Exclusive: Germany sounds out Deutsche Post stake sale: sources
FRANKFURT (Reuters) - Germany's KfW KFW.UL has approached investment banks about the sale of at least part of its stake in Deutsche Post DHL (DPWGn.DE), which has a market value of 4.9 billion euros ($6.2 billion), three people familiar with the process said.
The state-controlled development bank "is sounding out the market," an investment banker familiar with the deal told Reuters on Friday, while another of the people said: "Asian investors would make sense from a strategic point of view."
KfW has contacted investment banks this week about the possible sale, the sources said, adding no bank has been formally mandated yet.
Deutsche Post, KfW and Germany's finance ministry declined to comment.
Deutsche Post generates about 14 percent of annual sales in Asia and its DHL business is market leader in the express delivery market there, ahead of U.S. rivals FedEx (FDX.N) and United Parcel Service (UPS.N).
Germany holds 30.5 percent, or 368 million shares, in Deutsche Post, Europe's biggest express delivery and mail company, via KfW.
Of that, about 54 million shares - worth about 720 million euros - are locked up in a convertible bond that was issued by KfW in 2009 and matures on July 31, 2014.
One person said the German government had not yet decided whether to sell a stake in Deutsche Post and would only do so if it could fetch a higher price than the value at which the stake is held in KfW's books.
Shares in Deutsche Post have gained almost 50 percent since reaching a low of 8.90 euros in September.
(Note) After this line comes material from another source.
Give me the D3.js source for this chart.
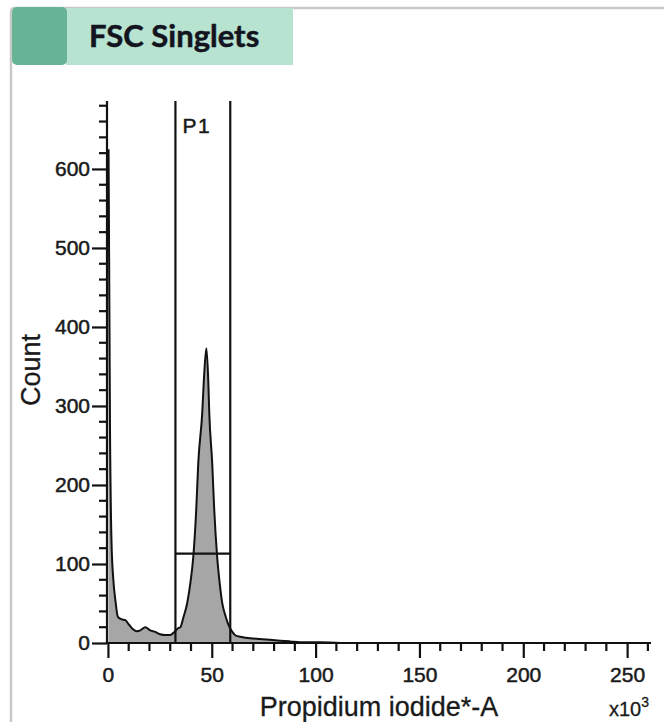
<!DOCTYPE html>
<html><head><meta charset="utf-8">
<script src="https://cdn.jsdelivr.net/npm/d3@7"></script>
<style>
html,body{margin:0;padding:0;background:#fff;}
svg{display:block;}
</style></head>
<body>
<script>
// ---- data ----
const title = "FSC Singlets";
const xLabel = "Propidium iodide*-A";
const xUnit = "x10";
const yLabel = "Count";
const xTickValues = [0, 50, 100, 150, 200, 250];
const yTickValues = [0, 100, 200, 300, 400, 500, 600];
// histogram outline (x in thousands, count)
const binX =     [0.3, 1, 1.7, 2.6, 3.6, 4.8, 6.5, 8.4, 9.9, 11.8, 13.7, 15.6, 18, 20.4, 22.8, 25.2, 27.6, 30, 32, 33.9, 34.9, 36.3, 38.2, 39.7, 41.1, 42.5, 43.5, 45.4, 46.2, 47.4, 48.3, 48.8, 50.2, 51.2, 52.6, 53.8, 55, 56.5, 57.9, 59.9, 61.8, 63.7, 68.5, 73.3, 78, 83, 87.7, 92.5, 102, 112, 261];
const binCount = [625, 270, 130, 80, 54, 33, 30, 29, 24, 18, 15, 16, 20, 16, 14, 11, 10, 10, 14, 19, 20, 32, 51, 76, 109, 168, 228, 291, 333, 373, 333, 291, 228, 168, 109, 76, 51, 35, 24, 14, 9, 8, 6, 5, 4, 3, 2, 1, 1, 0, 0];
const gateName = "P1";
const gateMin = 32.5, gateMax = 58.9, gateLevel = 113;

// ---- layout ----
const W = 664, H = 722;
const svg = d3.select("body").append("svg").attr("width", W).attr("height", H);

// panel frame
svg.append("path").attr("d", "M11,722 L11,12 Q11,8 15,8 L664,8")
  .attr("fill", "none").attr("stroke", "#c9c9c9").attr("stroke-width", 2.5);
svg.append("rect").attr("x", 66).attr("y", 8).attr("width", 227).attr("height", 57).attr("fill", "#b7e3d0");
svg.append("rect").attr("x", 12).attr("y", 7).attr("width", 55).attr("height", 58).attr("rx", 5).attr("fill", "#66b495");
svg.append("text").attr("x", 89).attr("y", 47).text(title)
  .attr("font-family", "Lato, 'Open Sans', sans-serif").attr("font-weight", "bold")
  .attr("font-size", 31).attr("fill", "#141420").attr("stroke", "#141420").attr("stroke-width", 0.5);

const x = d3.scaleLinear().domain([-0.45, 261.5]).range([107, 651]);
const y = d3.scaleLinear().domain([0, 686]).range([643, 101]);

const font = "'Liberation Sans', Arial, sans-serif";

// histogram
const pts = binX.map((v, i) => [v, binCount[i]]);
const area = d3.area().x(d => x(d[0])).y0(y(0)).y1(d => y(d[1])).curve(d3.curveMonotoneX);
const line = d3.line().x(d => x(d[0])).y(d => y(d[1])).curve(d3.curveMonotoneX);
svg.append("path").datum(pts).attr("d", area).attr("fill", "#a6a6a6");
svg.append("path").datum(pts).attr("d", line).attr("fill", "none").attr("stroke", "#111").attr("stroke-width", 2);

// gate
const g = svg.append("g").attr("stroke", "#111").attr("stroke-width", 2.2).attr("fill", "none");
g.append("line").attr("x1", x(gateMin)).attr("x2", x(gateMin)).attr("y1", y(686)).attr("y2", y(0));
g.append("line").attr("x1", x(gateMax)).attr("x2", x(gateMax)).attr("y1", y(686)).attr("y2", y(0));
g.append("line").attr("x1", x(gateMin)).attr("x2", x(gateMax)).attr("y1", y(gateLevel)).attr("y2", y(gateLevel));
svg.append("text").attr("x", x(gateMin) + 7).attr("y", 133).text(gateName)
  .attr("font-family", font).attr("font-size", 21).attr("letter-spacing", 1.5)
  .attr("fill", "#1a1a1a").attr("stroke", "#1a1a1a").attr("stroke-width", 0.5);

// y axis
const yAxis = svg.append("g").attr("transform", `translate(${x.range()[0]},0)`);
yAxis.call(d3.axisLeft(y).tickValues(yTickValues).tickSize(15).tickPadding(2).tickFormat(d3.format("d")));
yAxis.selectAll(".minor").data(d3.range(20, 686, 20).filter(v => v % 100 !== 0)).join("line")
  .attr("class", "minor").attr("x1", -8).attr("x2", 0).attr("y1", d => y(d)).attr("y2", d => y(d));
yAxis.select(".domain").attr("d", `M0,${y(686)}V${y(0) + 1}`);

// x axis
const xAxis = svg.append("g").attr("transform", `translate(0,${y(0)})`);
xAxis.call(d3.axisBottom(x).tickValues(xTickValues).tickSize(15).tickPadding(9).tickFormat(d3.format("d")));
xAxis.selectAll(".minor").data(d3.range(10, 261, 10).filter(v => v % 50 !== 0)).join("line")
  .attr("class", "minor").attr("y1", 0).attr("y2", 8).attr("x1", d => x(d)).attr("x2", d => x(d));
xAxis.select(".domain").attr("d", `M${x.range()[0] - 1},0H${x.range()[1]}`);

[yAxis, xAxis].forEach(a => {
  a.selectAll(".domain, line").attr("stroke", "#111").attr("stroke-width", 2.2);
  a.selectAll("text").attr("font-family", font).attr("font-size", 21)
    .attr("fill", "#1a1a1a").attr("stroke", "#1a1a1a").attr("stroke-width", 0.5);
});

// axis labels
svg.append("text").attr("x", 379).attr("y", 716).attr("text-anchor", "middle").text(xLabel)
  .attr("font-family", font).attr("font-size", 27).attr("fill", "#1a1a1a")
  .attr("stroke", "#1a1a1a").attr("stroke-width", 0.3);
const u = svg.append("text").attr("x", 649).attr("y", 716).attr("text-anchor", "end")
  .attr("font-family", font).attr("font-size", 20).attr("fill", "#1a1a1a")
  .attr("stroke", "#1a1a1a").attr("stroke-width", 0.3);
u.append("tspan").text(xUnit);
u.append("tspan").text("3").attr("font-size", 14).attr("dy", -9);
svg.append("text").attr("transform", "translate(40,370) rotate(-90)").attr("text-anchor", "middle")
  .text(yLabel).attr("font-family", font).attr("font-size", 27).attr("fill", "#1a1a1a")
  .attr("stroke", "#1a1a1a").attr("stroke-width", 0.3);
</script>
</body></html>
But they still trade more than a third below the 21 euros at which the stock was issued when Deutsche Post floated in 2000.
Germany's economy ministry said late last year it would examine the possibility of exiting its holdings in Deutsche Post as well as former state monopoly Deutsche Telekom (DTEGn.DE), of which it owns about 17 percent via KfW.
Financial sources said the German government had no plans to fully exit its holding in Deutsche Telekom at the moment.
Germany, which also owns a 25 percent stake in the country's second-biggest bank Commerzbank (CBKG.DE), had targeted billions of euros of proceeds from privatizations this year.
The FDP, the junior partners in Chancellor Angela Merkel's centre-right coalition, in particular campaign for "private before state", and the government as a whole is keen to consolidate public finances amid the euro zone's sovereign debt crisis.
So far, Berlin has begun the privatization of real estate companies TLG Immobilien and its subsidiary TLG Wohnen.
Deutsche Post has also previously signaled that further privatization steps would be welcome. It has been rumored to be considering a secondary stock market listing in Asia, but its finance chief Larry Rosen said last month there were no current plans for such a move.
But any large deal could leave Deutsche Post without an anchor investor to prevent a breakup of its mail and DHL businesses, after Dutch rival TNT was forced to dismantle itself.
TNT was the first European mail operator to be privatized in 1989. Last year, it was split into mail business PostNL (PTNL.AS) and express company TNT Express (TNTE.AS), which was bought by UPS this year.
One way to avoid a carve-up would be to sell a stake to a strong long-term investor such as a sovereign wealth fund, limiting the number of shares freely traded on the market.